# We did it, we did it, we bought a place in Florida!



## Roxy (Mar 20, 2016)

Oh my gosh, how I love it. My husband bought a mobile home for us in Lake Alfred. It is a mobile home on Lake Haines. The trip down was really rough on Blossom and I. My back and the ride was long for her. But we made and we love it. The lake is breathtaking and the people are wonderful. We have to go back to sell everything, but honestly, I won't mind a bit.    Blossom has tons of new friends and even other Pugs.


----------



## jujube (Mar 20, 2016)

Welcome to Florida, Roxy!  Lake Alfred is a great area.


----------



## Roxy (Mar 20, 2016)

Thank you, Jujube. I love the area. Looking forward to exploring.


----------



## Ameriscot (Mar 20, 2016)

Very nice!  Good for you!


----------



## jujube (Mar 20, 2016)

My late husband used to go down to Lake Alfred to go bass fishing.  Is your husband a fisherman?


----------



## Kitties (Mar 20, 2016)

I hope you will have many years of happiness there!


----------



## SifuPhil (Mar 20, 2016)

Congrats, Roxy - looks like a beautiful area!


----------



## Guitarist (Mar 20, 2016)

Yay!  Congratulations to the three of you!  
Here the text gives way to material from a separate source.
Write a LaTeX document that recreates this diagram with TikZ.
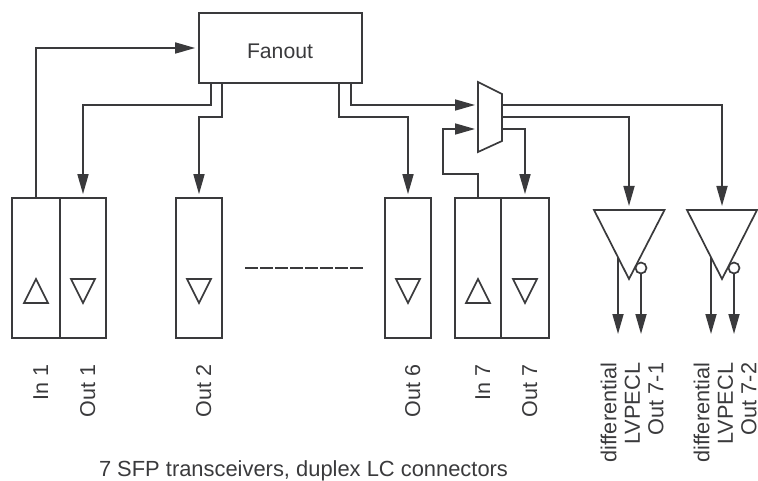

That is a beautiful picture.

OK, now I'm really feeling geared up to keep looking for a place near a beach ...


----------



## Roxy (Mar 20, 2016)

He does fish a little, but mostly with the chain of 18 lakes, we are more interested in exploring.  It's beautiful.


----------



## Roxy (Mar 20, 2016)

Thank you, do you live in Florida?


----------